Mike Reilly, Private Investigator, was waiting for his first case when in walked the eye-shattering Julia Green — and, brother, was this girl hot! Because she had seen him murder Jerry Saunders in Chicago, Cal Johnson, big-time racketeer, had flown to London in pursuit of Julia and was out to remove her and her evidence to a place where she would no longer be a threat to his own life. To protect Julia, Mike calls in Pete Redowski and his boys; an through the streets of Soho, Chicago hoodlums and Pete’s boys chase each other. To trap Johnson, the D.D.I. Reynolds asks Julia to return to the Diamond Club for a farewell performance. The trap is sprung but Johnson outwits Reynolds and Mike, and Julia is trapped. How they turn the tables on the Chicago racketeer is the highlight of this fast-moving and most exciting first novel by Harry Lex.

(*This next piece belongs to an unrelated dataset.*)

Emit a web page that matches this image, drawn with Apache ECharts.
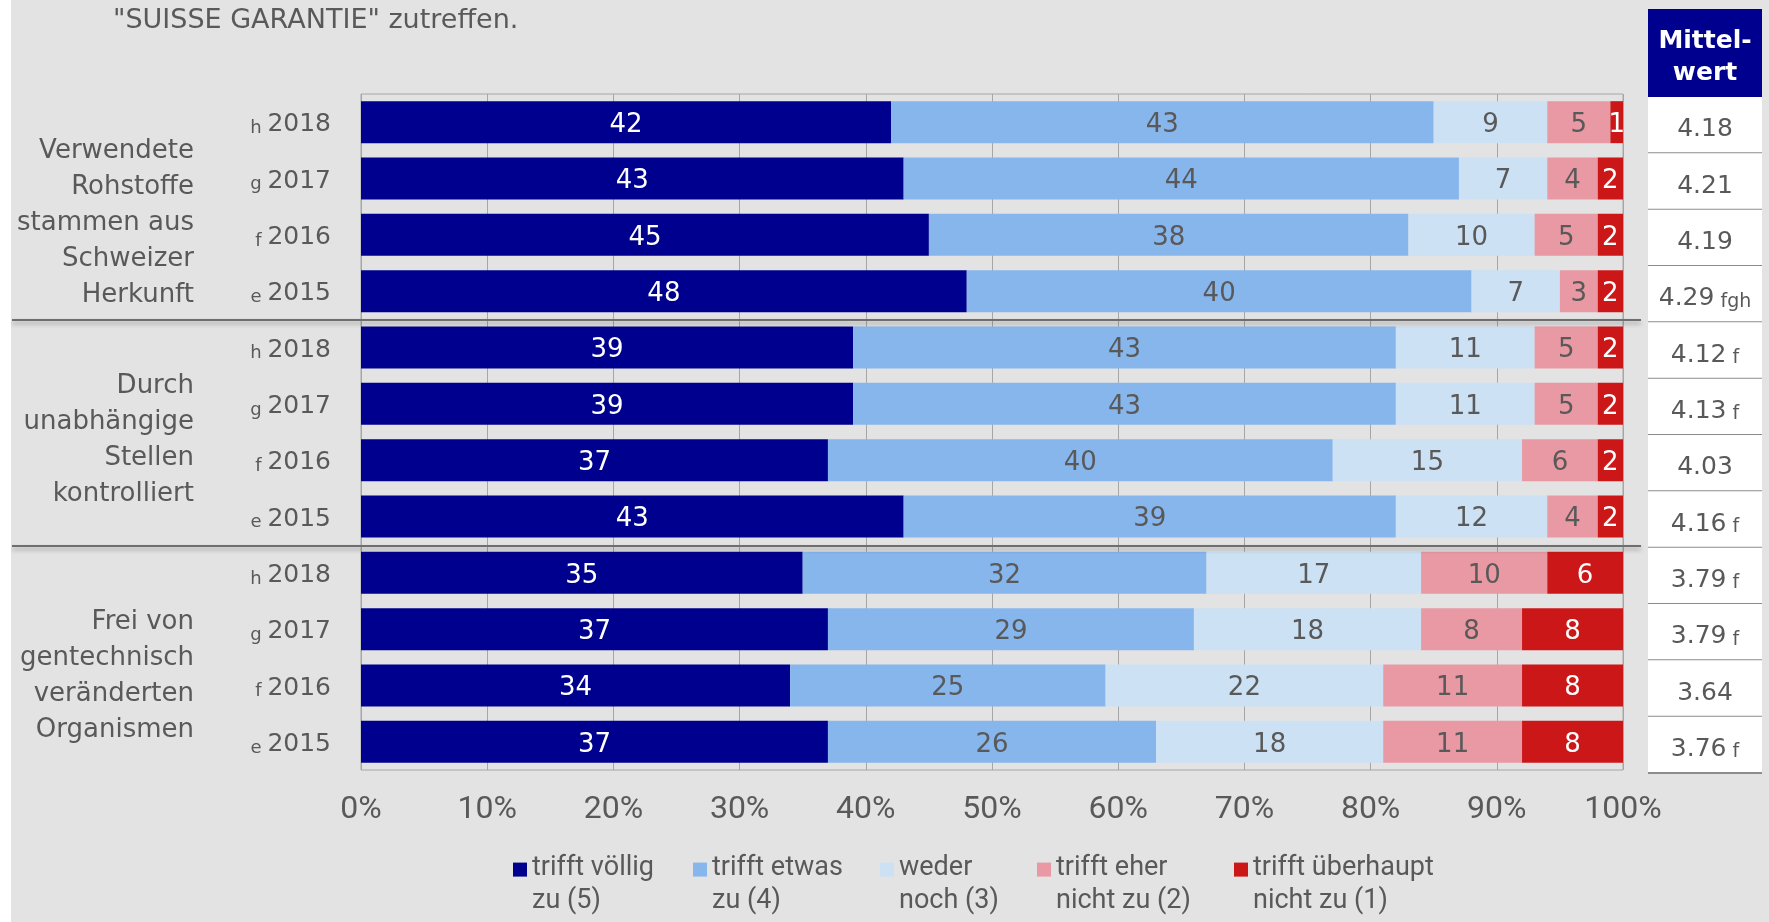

The blurb actually reads more like a plot synopsis than anything else, which adequately saves me all the time in the world from having to regurgitate the plot-vomit. Naturally, Reilly is captured and beaten up, and later saves the girl from Cal Johnson, and, also from Morelli, an ape of a “hood” brought over from America who specializes in murdering with his bare hands or a rope. All the typical fanfare of British gangster novels are present in this charming novel, and the stereotypes of American gangland literature naturally made their way in.

Despite the standard fare of gangster-esque literature, this novel held my attention long enough to warrant jumping off a very high cliff. The fact is that the majority of the British gangster novels are complete rubbish. That aside, it is a competently written novel and damnably rare. Given that this was published January 1954, and that Edmund Cooper churned out 3 original novels for Curtis Warren Ltd. during this period, naturally I wonder whose real name lies behind Harry Lex.